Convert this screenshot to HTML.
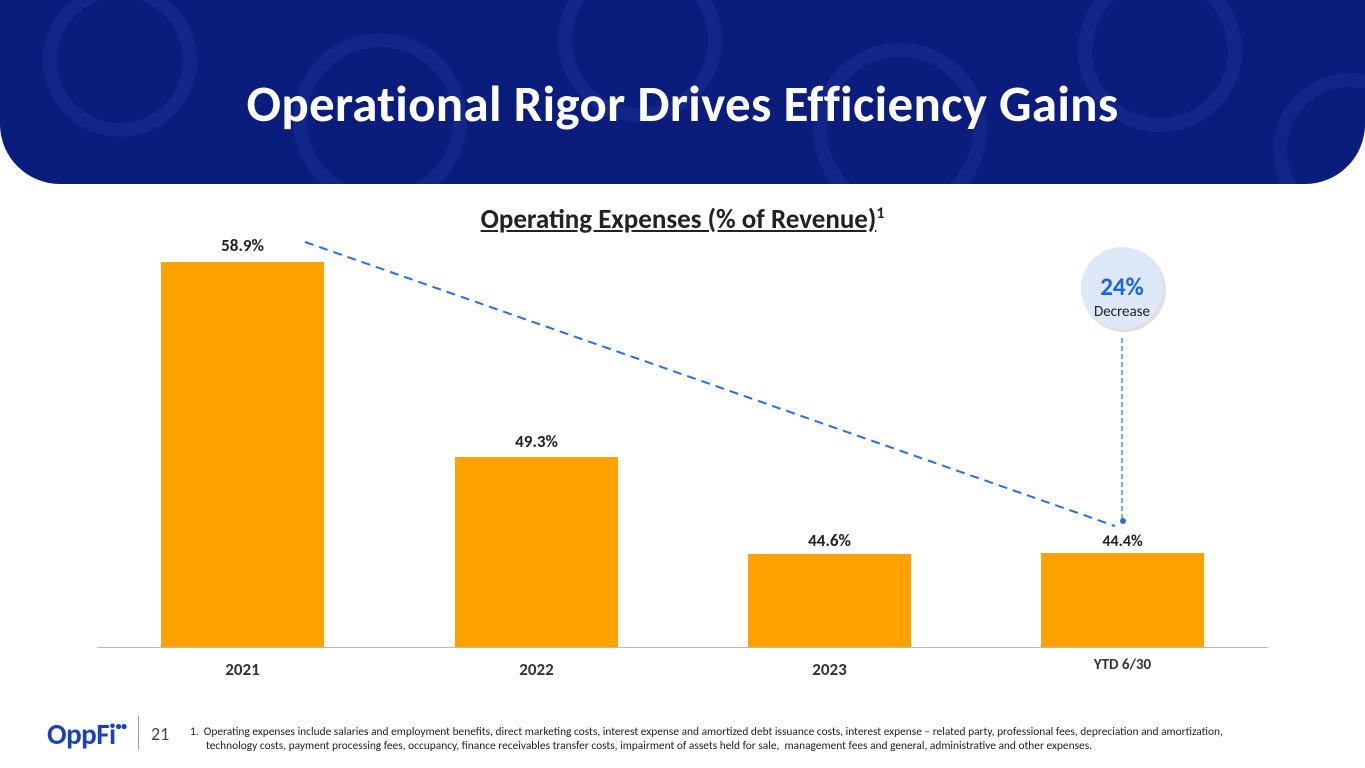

* * *

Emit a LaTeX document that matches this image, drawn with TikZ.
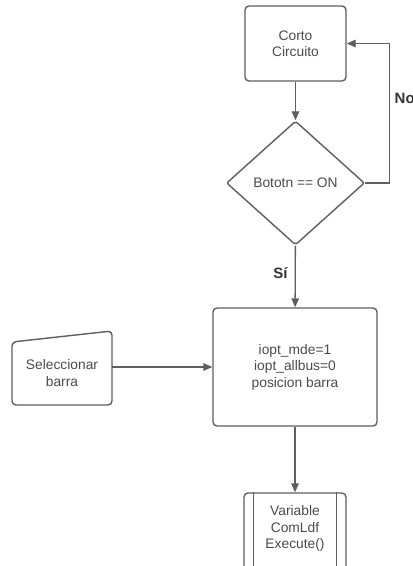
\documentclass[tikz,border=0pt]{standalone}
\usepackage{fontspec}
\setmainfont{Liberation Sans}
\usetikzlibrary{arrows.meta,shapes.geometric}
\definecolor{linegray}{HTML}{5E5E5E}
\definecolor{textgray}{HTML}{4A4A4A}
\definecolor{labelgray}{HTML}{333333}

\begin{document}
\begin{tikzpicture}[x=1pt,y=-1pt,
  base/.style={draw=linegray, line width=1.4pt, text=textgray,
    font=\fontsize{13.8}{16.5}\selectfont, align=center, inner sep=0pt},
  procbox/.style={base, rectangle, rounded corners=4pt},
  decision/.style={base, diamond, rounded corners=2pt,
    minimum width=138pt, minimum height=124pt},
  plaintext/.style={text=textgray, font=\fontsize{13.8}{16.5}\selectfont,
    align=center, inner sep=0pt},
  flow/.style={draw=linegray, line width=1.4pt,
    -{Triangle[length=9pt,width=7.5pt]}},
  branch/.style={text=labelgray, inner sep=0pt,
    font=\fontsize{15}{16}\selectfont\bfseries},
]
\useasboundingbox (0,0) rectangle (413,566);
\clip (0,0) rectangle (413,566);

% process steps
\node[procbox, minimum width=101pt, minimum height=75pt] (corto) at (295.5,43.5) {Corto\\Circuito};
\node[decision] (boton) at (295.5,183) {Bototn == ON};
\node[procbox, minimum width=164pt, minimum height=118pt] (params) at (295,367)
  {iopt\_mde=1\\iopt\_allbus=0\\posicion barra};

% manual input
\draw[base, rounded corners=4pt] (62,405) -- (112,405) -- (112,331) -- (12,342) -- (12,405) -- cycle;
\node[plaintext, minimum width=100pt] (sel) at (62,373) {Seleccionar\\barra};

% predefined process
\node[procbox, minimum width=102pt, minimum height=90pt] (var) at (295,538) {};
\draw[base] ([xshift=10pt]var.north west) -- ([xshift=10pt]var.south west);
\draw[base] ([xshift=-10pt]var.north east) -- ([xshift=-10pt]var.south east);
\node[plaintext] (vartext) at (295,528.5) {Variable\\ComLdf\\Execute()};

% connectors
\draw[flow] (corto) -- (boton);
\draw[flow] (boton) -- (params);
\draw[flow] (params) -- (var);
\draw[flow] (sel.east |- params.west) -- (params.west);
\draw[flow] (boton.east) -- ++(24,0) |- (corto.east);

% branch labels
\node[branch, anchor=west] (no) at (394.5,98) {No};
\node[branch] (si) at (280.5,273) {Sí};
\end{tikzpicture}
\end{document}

_Problem to solve_. Copy every line of the data that holds the string "HTML".

_Output below_.
Convert this screenshot to HTML.
\definecolor{linegray}{HTML}{5E5E5E}
\definecolor{textgray}{HTML}{4A4A4A}
\definecolor{labelgray}{HTML}{333333}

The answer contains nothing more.